Damage to FML caused by bead wire has been seen in test pits and test pads. Even if a test pad is constructed or lab testing conducted, factors such as equipment operator diligence, differences in materials from one manufacturer to another, and the variability and lack of standards in the quality of shredded tires, has lead ADEQ SWMD to the conclusion that test pits are vital to demonstrate that the FML has not been punctured or that significant damage, i.e. a puncture or gouge in the FML or a puncture through the geotextile, has not occurred during tire shred deployment. To expose the FML, test pits, large enough to expose at least three square feet of FML should be dug through the deployed tire shred drainage layer. Typical requirements state that test pits should occur at a minimum frequency of one per 40,000 sq. ft. in areas subject to the highest stresses during deployment. If the deployed layer of shredded tires is less than the appropriate thickness, or if the sand layer thickness or geotextile puncture resistance is less than that what is necessary, then an increased test pit frequency (e.g. one test pit per 20,000 sq. ft.) might be provided. If test pits are specified, ADEQ recommends that test pit digging begin as soon as an area has received the total design thickness of shredded tires so that if any damage is found, deployment practices or material specifications can be changed early during the deployment. Test pits should be closed in a manner that is protective of the FML by stitching or heat bonding patches of geotextile with the overlapping original geotextile back in place and replacing the shredded tires. Construction certification reports should contain detailed information of test pit locations and the results of the inspection and testing of each test pit and extent of any damage or marring.
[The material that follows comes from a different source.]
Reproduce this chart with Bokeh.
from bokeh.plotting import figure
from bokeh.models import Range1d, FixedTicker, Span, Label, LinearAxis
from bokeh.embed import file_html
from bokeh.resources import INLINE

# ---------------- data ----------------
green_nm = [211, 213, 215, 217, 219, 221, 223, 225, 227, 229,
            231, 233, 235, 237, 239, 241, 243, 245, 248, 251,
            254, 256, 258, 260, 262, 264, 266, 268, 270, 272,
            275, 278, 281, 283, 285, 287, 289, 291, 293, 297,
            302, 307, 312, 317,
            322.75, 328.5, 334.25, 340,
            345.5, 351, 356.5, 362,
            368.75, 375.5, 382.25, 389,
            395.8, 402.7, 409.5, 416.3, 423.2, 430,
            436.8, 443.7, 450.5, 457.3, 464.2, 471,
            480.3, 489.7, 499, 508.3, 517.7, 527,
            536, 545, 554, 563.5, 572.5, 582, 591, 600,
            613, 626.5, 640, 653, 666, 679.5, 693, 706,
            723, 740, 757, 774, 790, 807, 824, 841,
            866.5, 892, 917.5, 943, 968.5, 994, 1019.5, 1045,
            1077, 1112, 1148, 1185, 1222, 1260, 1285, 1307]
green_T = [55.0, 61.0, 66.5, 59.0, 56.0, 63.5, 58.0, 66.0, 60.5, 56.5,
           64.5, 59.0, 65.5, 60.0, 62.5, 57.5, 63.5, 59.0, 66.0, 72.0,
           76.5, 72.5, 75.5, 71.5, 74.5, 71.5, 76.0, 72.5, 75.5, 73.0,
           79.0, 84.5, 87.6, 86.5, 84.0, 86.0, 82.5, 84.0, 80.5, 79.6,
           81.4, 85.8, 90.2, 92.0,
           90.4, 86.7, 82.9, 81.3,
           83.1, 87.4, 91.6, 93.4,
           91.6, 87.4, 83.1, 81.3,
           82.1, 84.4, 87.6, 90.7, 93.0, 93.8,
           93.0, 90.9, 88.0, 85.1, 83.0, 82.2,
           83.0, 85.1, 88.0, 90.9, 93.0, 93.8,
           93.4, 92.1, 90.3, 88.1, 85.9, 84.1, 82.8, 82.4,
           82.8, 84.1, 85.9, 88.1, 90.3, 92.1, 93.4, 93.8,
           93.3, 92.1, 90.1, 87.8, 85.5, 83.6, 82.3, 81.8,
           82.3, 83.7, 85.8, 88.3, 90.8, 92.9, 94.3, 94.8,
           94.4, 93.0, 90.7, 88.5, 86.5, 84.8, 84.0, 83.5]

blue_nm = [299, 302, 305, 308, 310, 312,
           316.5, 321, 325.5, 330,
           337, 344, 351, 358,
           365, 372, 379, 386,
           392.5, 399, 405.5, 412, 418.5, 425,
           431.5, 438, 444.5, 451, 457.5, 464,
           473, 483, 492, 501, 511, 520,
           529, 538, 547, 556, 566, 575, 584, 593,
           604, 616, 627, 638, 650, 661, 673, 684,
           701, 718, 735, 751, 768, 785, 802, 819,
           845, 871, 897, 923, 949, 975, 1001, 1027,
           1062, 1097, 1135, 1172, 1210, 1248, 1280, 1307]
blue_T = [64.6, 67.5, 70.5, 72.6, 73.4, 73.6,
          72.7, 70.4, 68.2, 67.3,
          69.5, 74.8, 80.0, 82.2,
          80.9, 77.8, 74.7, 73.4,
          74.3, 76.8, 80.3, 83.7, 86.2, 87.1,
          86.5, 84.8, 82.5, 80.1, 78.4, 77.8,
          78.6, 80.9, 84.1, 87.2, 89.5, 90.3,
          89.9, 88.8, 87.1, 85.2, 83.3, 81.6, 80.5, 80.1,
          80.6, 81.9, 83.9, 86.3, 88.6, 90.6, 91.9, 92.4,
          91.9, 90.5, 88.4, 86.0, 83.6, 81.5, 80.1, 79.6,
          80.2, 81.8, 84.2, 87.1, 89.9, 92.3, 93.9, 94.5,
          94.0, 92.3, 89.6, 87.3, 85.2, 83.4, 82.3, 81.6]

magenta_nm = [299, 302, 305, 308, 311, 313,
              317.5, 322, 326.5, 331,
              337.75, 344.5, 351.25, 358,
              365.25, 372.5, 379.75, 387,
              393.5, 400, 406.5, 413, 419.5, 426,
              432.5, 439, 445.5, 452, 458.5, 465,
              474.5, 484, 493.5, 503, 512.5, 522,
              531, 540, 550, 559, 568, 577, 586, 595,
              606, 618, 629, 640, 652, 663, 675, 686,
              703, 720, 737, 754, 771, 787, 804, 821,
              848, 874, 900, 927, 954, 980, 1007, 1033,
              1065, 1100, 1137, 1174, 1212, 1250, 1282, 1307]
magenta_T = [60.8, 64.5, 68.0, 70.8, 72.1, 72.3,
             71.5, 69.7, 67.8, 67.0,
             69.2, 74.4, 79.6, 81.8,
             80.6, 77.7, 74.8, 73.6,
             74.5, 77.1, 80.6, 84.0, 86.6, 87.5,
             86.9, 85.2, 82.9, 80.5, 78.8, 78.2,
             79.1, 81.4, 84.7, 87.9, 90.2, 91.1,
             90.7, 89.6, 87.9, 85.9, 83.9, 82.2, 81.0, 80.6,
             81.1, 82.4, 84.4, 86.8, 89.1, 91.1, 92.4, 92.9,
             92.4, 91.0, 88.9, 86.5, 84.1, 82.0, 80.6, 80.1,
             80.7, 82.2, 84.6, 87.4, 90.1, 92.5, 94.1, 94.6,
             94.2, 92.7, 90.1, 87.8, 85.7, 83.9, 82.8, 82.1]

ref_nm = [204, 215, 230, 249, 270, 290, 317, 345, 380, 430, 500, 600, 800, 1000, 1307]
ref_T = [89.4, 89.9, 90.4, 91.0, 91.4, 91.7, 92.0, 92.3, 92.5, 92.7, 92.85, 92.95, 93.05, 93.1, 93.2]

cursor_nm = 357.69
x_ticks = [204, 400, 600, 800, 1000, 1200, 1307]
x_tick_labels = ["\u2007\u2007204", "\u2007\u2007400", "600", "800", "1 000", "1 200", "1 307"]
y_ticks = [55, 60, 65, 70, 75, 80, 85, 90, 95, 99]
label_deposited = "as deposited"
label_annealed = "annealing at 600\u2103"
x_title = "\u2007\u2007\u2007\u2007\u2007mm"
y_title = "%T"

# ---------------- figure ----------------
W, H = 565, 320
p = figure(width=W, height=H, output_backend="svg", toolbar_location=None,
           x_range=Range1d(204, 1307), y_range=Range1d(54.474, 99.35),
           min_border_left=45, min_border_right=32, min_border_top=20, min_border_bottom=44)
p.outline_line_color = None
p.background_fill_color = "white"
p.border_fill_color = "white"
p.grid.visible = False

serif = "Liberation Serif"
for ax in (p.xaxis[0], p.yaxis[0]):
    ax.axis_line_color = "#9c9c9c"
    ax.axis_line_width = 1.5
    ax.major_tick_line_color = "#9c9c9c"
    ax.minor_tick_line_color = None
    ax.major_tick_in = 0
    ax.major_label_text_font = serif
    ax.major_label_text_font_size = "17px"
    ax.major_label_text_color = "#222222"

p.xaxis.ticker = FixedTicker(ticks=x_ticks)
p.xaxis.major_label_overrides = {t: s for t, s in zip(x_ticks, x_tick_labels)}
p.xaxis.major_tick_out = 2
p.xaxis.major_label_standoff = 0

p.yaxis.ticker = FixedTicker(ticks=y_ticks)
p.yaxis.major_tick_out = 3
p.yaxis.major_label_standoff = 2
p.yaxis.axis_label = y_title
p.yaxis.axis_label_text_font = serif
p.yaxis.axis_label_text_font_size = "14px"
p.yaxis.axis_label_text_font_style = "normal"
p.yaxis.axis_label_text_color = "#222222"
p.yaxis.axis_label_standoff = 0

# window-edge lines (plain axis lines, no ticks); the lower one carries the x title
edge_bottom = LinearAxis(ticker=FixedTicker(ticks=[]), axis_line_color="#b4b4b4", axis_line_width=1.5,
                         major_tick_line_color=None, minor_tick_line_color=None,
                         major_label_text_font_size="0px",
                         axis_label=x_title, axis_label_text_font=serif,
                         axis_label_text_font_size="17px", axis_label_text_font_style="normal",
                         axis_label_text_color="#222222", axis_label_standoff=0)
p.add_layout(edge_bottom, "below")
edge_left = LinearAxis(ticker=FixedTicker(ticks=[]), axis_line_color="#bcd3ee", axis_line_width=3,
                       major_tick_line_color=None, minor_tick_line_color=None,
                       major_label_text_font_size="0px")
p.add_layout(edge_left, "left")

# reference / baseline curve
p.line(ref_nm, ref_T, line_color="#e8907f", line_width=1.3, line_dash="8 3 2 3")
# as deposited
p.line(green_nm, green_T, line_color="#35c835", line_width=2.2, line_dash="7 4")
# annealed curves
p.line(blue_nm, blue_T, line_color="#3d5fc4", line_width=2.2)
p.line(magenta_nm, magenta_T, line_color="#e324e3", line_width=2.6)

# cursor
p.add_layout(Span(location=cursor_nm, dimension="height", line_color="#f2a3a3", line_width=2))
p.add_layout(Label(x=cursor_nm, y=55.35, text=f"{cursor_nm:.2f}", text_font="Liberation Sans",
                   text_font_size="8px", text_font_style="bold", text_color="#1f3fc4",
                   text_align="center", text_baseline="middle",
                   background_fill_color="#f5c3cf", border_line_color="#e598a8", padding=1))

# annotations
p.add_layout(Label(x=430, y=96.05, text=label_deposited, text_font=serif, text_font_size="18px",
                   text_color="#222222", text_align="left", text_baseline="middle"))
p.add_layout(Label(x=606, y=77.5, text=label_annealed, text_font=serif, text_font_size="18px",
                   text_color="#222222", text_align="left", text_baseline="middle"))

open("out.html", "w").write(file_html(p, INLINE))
Punctures and Significant Damage

During inspections of the test pits, assessment of FML punctures and gouging can be carried out by sight (magnifying glass), touching, probing (wire or blade type feeler gauges), spark testing, and vacuum testing. Assessment of geotextile puncturing can be carried out by looking for bead wire poking through the geotextile, light box testing, or observing scratches that are characteristic of damage to the FML caused by bead wire. If any punctures or gouges are present, or if it is determined that the geotextile has otherwise been punctured by bead wire, a contingency plan should be implemented to assess if any additional damage has occurred to the FML. The contingency plan should be part of the QA/QC plan.

Contingency Plan to Investigate Punctures and Significant Damage

If any punctures or gouges are found, or if the geotextile has otherwise been punctured by bead wire, progressive assessment, including an increased frequency of test pits and other actions, will be necessary to verify whether or not the puncture or significant damage observed is an anomaly or is characteristic of the shredded tire deployment. ADEQ recommends that the test pit frequency be increased a minimum of one additional test pit per acre. If the contractor or engineer can demonstrate that the damage found is an anomaly, then the damage can be repaired, changes can be made to improve protection for the FML if necessary, and deployment can continue along with the increased frequency of test pits. If it is determined, that the punctures or damage discovered are characteristic of the deployment, then it will be necessary to stop deployment of shredded tires and change the deployment parameters in such a way as to provide adequate protection to the FML. In addition, to changing deployment parameters, repair or replacement of the FML that is under the already deployed shredded tires will be necessary.